PROBLEM TO SOLVE -> Nothing in the data should change when you return it, but leave the pictures out.

<<<<

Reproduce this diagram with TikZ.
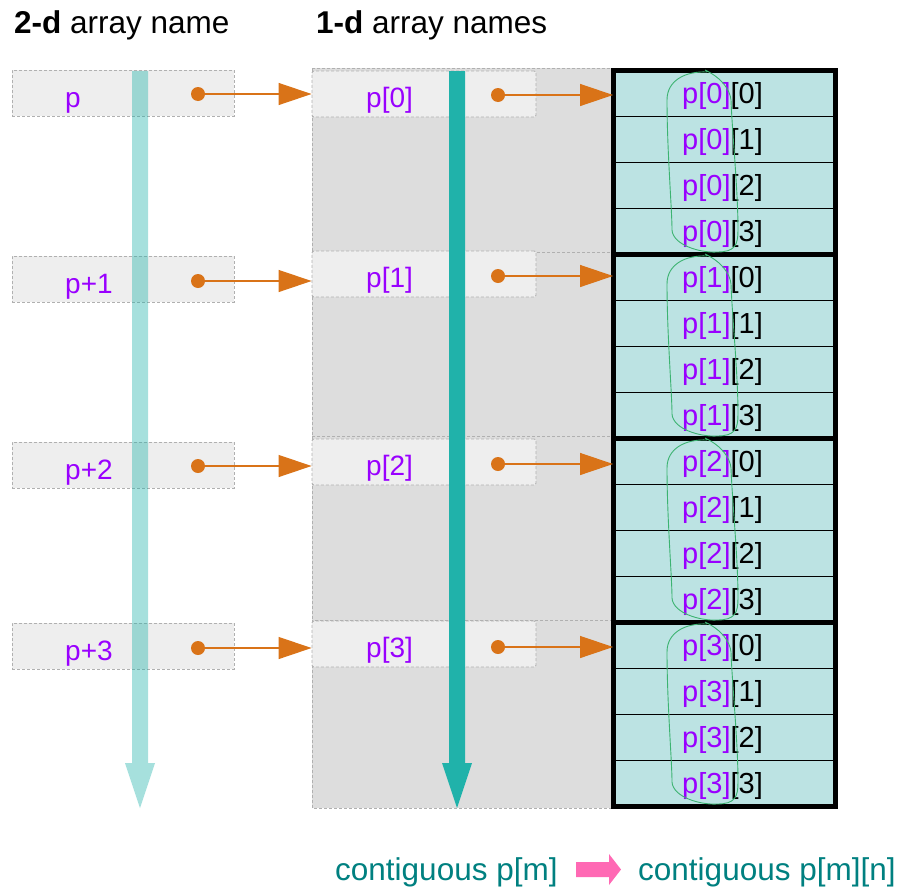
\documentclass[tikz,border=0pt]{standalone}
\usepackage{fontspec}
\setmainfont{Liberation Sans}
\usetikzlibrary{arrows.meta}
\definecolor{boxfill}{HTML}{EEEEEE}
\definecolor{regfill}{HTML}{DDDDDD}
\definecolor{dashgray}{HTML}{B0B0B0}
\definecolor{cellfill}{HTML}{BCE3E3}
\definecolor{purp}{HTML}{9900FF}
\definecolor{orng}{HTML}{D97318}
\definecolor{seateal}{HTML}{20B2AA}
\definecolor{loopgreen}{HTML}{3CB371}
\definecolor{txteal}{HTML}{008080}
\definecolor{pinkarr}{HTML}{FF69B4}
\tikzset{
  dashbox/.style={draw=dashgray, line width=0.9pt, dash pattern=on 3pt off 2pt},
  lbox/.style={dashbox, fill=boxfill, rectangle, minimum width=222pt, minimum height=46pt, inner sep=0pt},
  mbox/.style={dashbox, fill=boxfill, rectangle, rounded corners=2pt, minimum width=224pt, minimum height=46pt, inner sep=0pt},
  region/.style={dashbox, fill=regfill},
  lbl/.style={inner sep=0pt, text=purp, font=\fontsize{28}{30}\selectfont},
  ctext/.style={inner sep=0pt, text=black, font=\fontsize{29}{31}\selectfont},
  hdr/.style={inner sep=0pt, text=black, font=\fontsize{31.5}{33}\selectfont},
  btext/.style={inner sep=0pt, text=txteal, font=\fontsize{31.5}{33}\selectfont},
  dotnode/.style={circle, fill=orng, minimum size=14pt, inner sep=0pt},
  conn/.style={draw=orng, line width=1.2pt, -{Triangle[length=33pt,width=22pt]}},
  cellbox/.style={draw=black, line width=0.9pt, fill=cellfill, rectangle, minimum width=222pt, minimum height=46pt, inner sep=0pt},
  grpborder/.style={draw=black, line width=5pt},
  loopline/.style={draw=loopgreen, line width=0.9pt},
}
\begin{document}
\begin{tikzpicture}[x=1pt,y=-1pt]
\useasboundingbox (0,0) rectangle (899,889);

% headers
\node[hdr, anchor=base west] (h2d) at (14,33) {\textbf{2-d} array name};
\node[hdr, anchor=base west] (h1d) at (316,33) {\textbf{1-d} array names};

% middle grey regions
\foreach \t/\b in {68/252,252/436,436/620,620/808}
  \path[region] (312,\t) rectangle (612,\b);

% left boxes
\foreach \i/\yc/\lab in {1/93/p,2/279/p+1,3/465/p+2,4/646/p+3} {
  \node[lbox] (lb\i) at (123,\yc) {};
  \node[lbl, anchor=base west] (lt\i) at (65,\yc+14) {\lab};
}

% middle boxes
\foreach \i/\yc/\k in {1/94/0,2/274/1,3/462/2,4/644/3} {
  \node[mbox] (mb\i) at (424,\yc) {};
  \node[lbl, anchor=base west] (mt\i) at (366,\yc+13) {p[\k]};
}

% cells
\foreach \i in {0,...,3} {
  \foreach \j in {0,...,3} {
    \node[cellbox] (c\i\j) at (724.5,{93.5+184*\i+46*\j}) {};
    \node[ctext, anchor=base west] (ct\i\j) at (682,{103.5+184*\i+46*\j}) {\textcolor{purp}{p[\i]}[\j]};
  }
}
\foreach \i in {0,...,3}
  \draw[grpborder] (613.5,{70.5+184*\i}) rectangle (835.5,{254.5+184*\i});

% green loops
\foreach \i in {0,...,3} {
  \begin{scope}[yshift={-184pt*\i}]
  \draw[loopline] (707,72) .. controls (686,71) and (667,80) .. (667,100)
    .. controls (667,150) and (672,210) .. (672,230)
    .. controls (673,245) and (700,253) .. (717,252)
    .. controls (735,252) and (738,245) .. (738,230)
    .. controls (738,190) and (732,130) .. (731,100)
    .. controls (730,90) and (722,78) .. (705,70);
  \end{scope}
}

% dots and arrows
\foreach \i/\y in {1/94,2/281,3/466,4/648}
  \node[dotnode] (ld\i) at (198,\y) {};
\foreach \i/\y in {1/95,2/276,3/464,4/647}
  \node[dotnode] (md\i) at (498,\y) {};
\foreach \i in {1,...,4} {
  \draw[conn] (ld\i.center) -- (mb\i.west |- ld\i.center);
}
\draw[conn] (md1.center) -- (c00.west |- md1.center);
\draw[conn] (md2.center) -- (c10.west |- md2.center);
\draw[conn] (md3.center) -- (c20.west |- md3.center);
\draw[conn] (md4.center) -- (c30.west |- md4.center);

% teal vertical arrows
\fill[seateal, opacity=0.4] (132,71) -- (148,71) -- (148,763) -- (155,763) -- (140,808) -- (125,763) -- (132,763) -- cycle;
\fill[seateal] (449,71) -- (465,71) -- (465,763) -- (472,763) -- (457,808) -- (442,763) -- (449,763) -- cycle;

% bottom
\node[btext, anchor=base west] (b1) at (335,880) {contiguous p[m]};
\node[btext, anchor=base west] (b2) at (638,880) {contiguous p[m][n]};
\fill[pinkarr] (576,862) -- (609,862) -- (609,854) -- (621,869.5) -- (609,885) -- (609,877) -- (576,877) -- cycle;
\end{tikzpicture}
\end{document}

>>>>

OUTPUT ->
Reproduce this diagram with TikZ.
\documentclass[tikz,border=0pt]{standalone}
\usepackage{fontspec}
\setmainfont{Liberation Sans}
\usetikzlibrary{arrows.meta}
\definecolor{boxfill}{HTML}{EEEEEE}
\definecolor{regfill}{HTML}{DDDDDD}
\definecolor{dashgray}{HTML}{B0B0B0}
\definecolor{cellfill}{HTML}{BCE3E3}
\definecolor{purp}{HTML}{9900FF}
\definecolor{orng}{HTML}{D97318}
\definecolor{seateal}{HTML}{20B2AA}
\definecolor{loopgreen}{HTML}{3CB371}
\definecolor{txteal}{HTML}{008080}
\definecolor{pinkarr}{HTML}{FF69B4}
\tikzset{
  dashbox/.style={draw=dashgray, line width=0.9pt, dash pattern=on 3pt off 2pt},
  lbox/.style={dashbox, fill=boxfill, rectangle, minimum width=222pt, minimum height=46pt, inner sep=0pt},
  mbox/.style={dashbox, fill=boxfill, rectangle, rounded corners=2pt, minimum width=224pt, minimum height=46pt, inner sep=0pt},
  region/.style={dashbox, fill=regfill},
  lbl/.style={inner sep=0pt, text=purp, font=\fontsize{28}{30}\selectfont},
  ctext/.style={inner sep=0pt, text=black, font=\fontsize{29}{31}\selectfont},
  hdr/.style={inner sep=0pt, text=black, font=\fontsize{31.5}{33}\selectfont},
  btext/.style={inner sep=0pt, text=txteal, font=\fontsize{31.5}{33}\selectfont},
  dotnode/.style={circle, fill=orng, minimum size=14pt, inner sep=0pt},
  conn/.style={draw=orng, line width=1.2pt, -{Triangle[length=33pt,width=22pt]}},
  cellbox/.style={draw=black, line width=0.9pt, fill=cellfill, rectangle, minimum width=222pt, minimum height=46pt, inner sep=0pt},
  grpborder/.style={draw=black, line width=5pt},
  loopline/.style={draw=loopgreen, line width=0.9pt},
}
\begin{document}
\begin{tikzpicture}[x=1pt,y=-1pt]
\useasboundingbox (0,0) rectangle (899,889);

% headers
\node[hdr, anchor=base west] (h2d) at (14,33) {\textbf{2-d} array name};
\node[hdr, anchor=base west] (h1d) at (316,33) {\textbf{1-d} array names};

% middle grey regions
\foreach \t/\b in {68/252,252/436,436/620,620/808}
  \path[region] (312,\t) rectangle (612,\b);

% left boxes
\foreach \i/\yc/\lab in {1/93/p,2/279/p+1,3/465/p+2,4/646/p+3} {
  \node[lbox] (lb\i) at (123,\yc) {};
  \node[lbl, anchor=base west] (lt\i) at (65,\yc+14) {\lab};
}

% middle boxes
\foreach \i/\yc/\k in {1/94/0,2/274/1,3/462/2,4/644/3} {
  \node[mbox] (mb\i) at (424,\yc) {};
  \node[lbl, anchor=base west] (mt\i) at (366,\yc+13) {p[\k]};
}

% cells
\foreach \i in {0,...,3} {
  \foreach \j in {0,...,3} {
    \node[cellbox] (c\i\j) at (724.5,{93.5+184*\i+46*\j}) {};
    \node[ctext, anchor=base west] (ct\i\j) at (682,{103.5+184*\i+46*\j}) {\textcolor{purp}{p[\i]}[\j]};
  }
}
\foreach \i in {0,...,3}
  \draw[grpborder] (613.5,{70.5+184*\i}) rectangle (835.5,{254.5+184*\i});

% green loops
\foreach \i in {0,...,3} {
  \begin{scope}[yshift={-184pt*\i}]
  \draw[loopline] (707,72) .. controls (686,71) and (667,80) .. (667,100)
    .. controls (667,150) and (672,210) .. (672,230)
    .. controls (673,245) and (700,253) .. (717,252)
    .. controls (735,252) and (738,245) .. (738,230)
    .. controls (738,190) and (732,130) .. (731,100)
    .. controls (730,90) and (722,78) .. (705,70);
  \end{scope}
}

% dots and arrows
\foreach \i/\y in {1/94,2/281,3/466,4/648}
  \node[dotnode] (ld\i) at (198,\y) {};
\foreach \i/\y in {1/95,2/276,3/464,4/647}
  \node[dotnode] (md\i) at (498,\y) {};
\foreach \i in {1,...,4} {
  \draw[conn] (ld\i.center) -- (mb\i.west |- ld\i.center);
}
\draw[conn] (md1.center) -- (c00.west |- md1.center);
\draw[conn] (md2.center) -- (c10.west |- md2.center);
\draw[conn] (md3.center) -- (c20.west |- md3.center);
\draw[conn] (md4.center) -- (c30.west |- md4.center);

% teal vertical arrows
\fill[seateal, opacity=0.4] (132,71) -- (148,71) -- (148,763) -- (155,763) -- (140,808) -- (125,763) -- (132,763) -- cycle;
\fill[seateal] (449,71) -- (465,71) -- (465,763) -- (472,763) -- (457,808) -- (442,763) -- (449,763) -- cycle;

% bottom
\node[btext, anchor=base west] (b1) at (335,880) {contiguous p[m]};
\node[btext, anchor=base west] (b2) at (638,880) {contiguous p[m][n]};
\fill[pinkarr] (576,862) -- (609,862) -- (609,854) -- (621,869.5) -- (609,885) -- (609,877) -- (576,877) -- cycle;
\end{tikzpicture}
\end{document}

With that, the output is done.